SOURCE EXCERPT

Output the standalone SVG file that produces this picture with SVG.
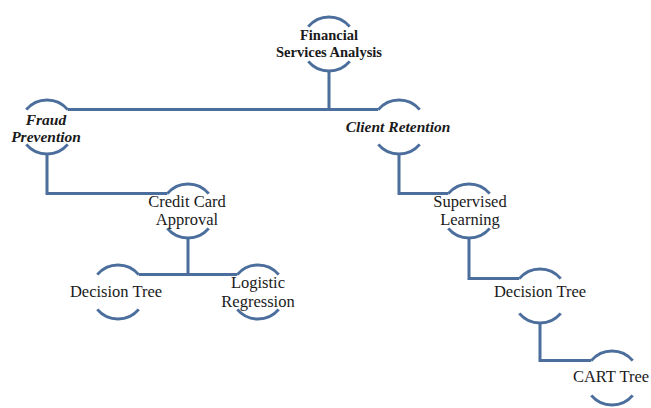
<svg xmlns="http://www.w3.org/2000/svg" width="651" height="408" viewBox="0 0 651 408">
<style>
.arc{fill:none;stroke:#4b6e9c;stroke-width:3;stroke-linecap:butt}
.con{fill:none;stroke:#4b6e9c;stroke-width:3}
text{font-family:"Liberation Serif","Times New Roman",serif;fill:#1a1a1a;text-anchor:middle;font-size:16.5px}
.b{font-weight:bold;font-size:14.5px}
.bi{font-weight:bold;font-style:italic;font-size:15.5px}
</style>
<rect width="651" height="408" fill="#ffffff"/>
<g id="connectors">
<path class="con" d="M67.7,109.6 H378.3 M329,70 V109.6"/>
<path class="con" d="M47,154 V193.6 H167.3"/>
<path class="con" d="M188,238 V274.6 M138.7,274.6 H237.3"/>
<path class="con" d="M399,154 V193.6 H448.3"/>
<path class="con" d="M469,238 V278.6 H519.3"/>
<path class="con" d="M540,323 V360.6 H591.3"/>
</g>
<g id="root">
<path class="arc" d="M308.3,26.6 A27,27 0 0 1 349.7,26.6 M308.3,61.4 A27,27 0 0 0 349.7,61.4"/>
<text class="b" x="329" y="40">Financial</text>
<text class="b" x="329" y="57">Services Analysis</text>
</g>
<g id="fraud">
<path class="arc" d="M26.3,109.6 A27,27 0 0 1 67.7,109.6 M26.3,144.4 A27,27 0 0 0 67.7,144.4"/>
<text class="bi" x="46" y="125">Fraud</text>
<text class="bi" x="46" y="142">Prevention</text>
</g>
<g id="client">
<path class="arc" d="M378.3,109.6 A27,27 0 0 1 419.7,109.6 M378.3,144.4 A27,27 0 0 0 419.7,144.4"/>
<text class="bi" x="398" y="132">Client Retention</text>
</g>
<g id="credit">
<path class="arc" d="M167.3,193.6 A27,27 0 0 1 208.7,193.6 M167.3,228.4 A27,27 0 0 0 208.7,228.4"/>
<text x="187" y="207">Credit Card</text>
<text x="187" y="225">Approval</text>
</g>
<g id="dt1">
<path class="arc" d="M97.3,274.6 A27,27 0 0 1 138.7,274.6 M97.3,309.4 A27,27 0 0 0 138.7,309.4"/>
<text x="116" y="297">Decision Tree</text>
</g>
<g id="logistic">
<path class="arc" d="M237.3,274.6 A27,27 0 0 1 278.7,274.6 M237.3,309.4 A27,27 0 0 0 278.7,309.4"/>
<text x="258" y="288">Logistic</text>
<text x="258" y="307">Regression</text>
</g>
<g id="supervised">
<path class="arc" d="M448.3,193.6 A27,27 0 0 1 489.7,193.6 M448.3,228.4 A27,27 0 0 0 489.7,228.4"/>
<text x="470" y="207">Supervised</text>
<text x="470" y="225">Learning</text>
</g>
<g id="dt2">
<path class="arc" d="M519.3,278.6 A27,27 0 0 1 560.7,278.6 M519.3,313.4 A27,27 0 0 0 560.7,313.4"/>
<text x="540" y="297">Decision Tree</text>
</g>
<g id="cart">
<path class="arc" d="M591.3,360.6 A27,27 0 0 1 632.7,360.6 M591.3,395.4 A27,27 0 0 0 632.7,395.4"/>
<text x="611" y="382">CART Tree</text>
</g>
</svg>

EXERCISE PROMPT
Please write out all the data again word for word, but not the pictures.

OUTPUT OF THE EXERCISE
Output the standalone SVG file that produces this picture with SVG.
<svg xmlns="http://www.w3.org/2000/svg" width="651" height="408" viewBox="0 0 651 408">
<style>
.arc{fill:none;stroke:#4b6e9c;stroke-width:3;stroke-linecap:butt}
.con{fill:none;stroke:#4b6e9c;stroke-width:3}
text{font-family:"Liberation Serif","Times New Roman",serif;fill:#1a1a1a;text-anchor:middle;font-size:16.5px}
.b{font-weight:bold;font-size:14.5px}
.bi{font-weight:bold;font-style:italic;font-size:15.5px}
</style>
<rect width="651" height="408" fill="#ffffff"/>
<g id="connectors">
<path class="con" d="M67.7,109.6 H378.3 M329,70 V109.6"/>
<path class="con" d="M47,154 V193.6 H167.3"/>
<path class="con" d="M188,238 V274.6 M138.7,274.6 H237.3"/>
<path class="con" d="M399,154 V193.6 H448.3"/>
<path class="con" d="M469,238 V278.6 H519.3"/>
<path class="con" d="M540,323 V360.6 H591.3"/>
</g>
<g id="root">
<path class="arc" d="M308.3,26.6 A27,27 0 0 1 349.7,26.6 M308.3,61.4 A27,27 0 0 0 349.7,61.4"/>
<text class="b" x="329" y="40">Financial</text>
<text class="b" x="329" y="57">Services Analysis</text>
</g>
<g id="fraud">
<path class="arc" d="M26.3,109.6 A27,27 0 0 1 67.7,109.6 M26.3,144.4 A27,27 0 0 0 67.7,144.4"/>
<text class="bi" x="46" y="125">Fraud</text>
<text class="bi" x="46" y="142">Prevention</text>
</g>
<g id="client">
<path class="arc" d="M378.3,109.6 A27,27 0 0 1 419.7,109.6 M378.3,144.4 A27,27 0 0 0 419.7,144.4"/>
<text class="bi" x="398" y="132">Client Retention</text>
</g>
<g id="credit">
<path class="arc" d="M167.3,193.6 A27,27 0 0 1 208.7,193.6 M167.3,228.4 A27,27 0 0 0 208.7,228.4"/>
<text x="187" y="207">Credit Card</text>
<text x="187" y="225">Approval</text>
</g>
<g id="dt1">
<path class="arc" d="M97.3,274.6 A27,27 0 0 1 138.7,274.6 M97.3,309.4 A27,27 0 0 0 138.7,309.4"/>
<text x="116" y="297">Decision Tree</text>
</g>
<g id="logistic">
<path class="arc" d="M237.3,274.6 A27,27 0 0 1 278.7,274.6 M237.3,309.4 A27,27 0 0 0 278.7,309.4"/>
<text x="258" y="288">Logistic</text>
<text x="258" y="307">Regression</text>
</g>
<g id="supervised">
<path class="arc" d="M448.3,193.6 A27,27 0 0 1 489.7,193.6 M448.3,228.4 A27,27 0 0 0 489.7,228.4"/>
<text x="470" y="207">Supervised</text>
<text x="470" y="225">Learning</text>
</g>
<g id="dt2">
<path class="arc" d="M519.3,278.6 A27,27 0 0 1 560.7,278.6 M519.3,313.4 A27,27 0 0 0 560.7,313.4"/>
<text x="540" y="297">Decision Tree</text>
</g>
<g id="cart">
<path class="arc" d="M591.3,360.6 A27,27 0 0 1 632.7,360.6 M591.3,395.4 A27,27 0 0 0 632.7,395.4"/>
<text x="611" y="382">CART Tree</text>
</g>
</svg>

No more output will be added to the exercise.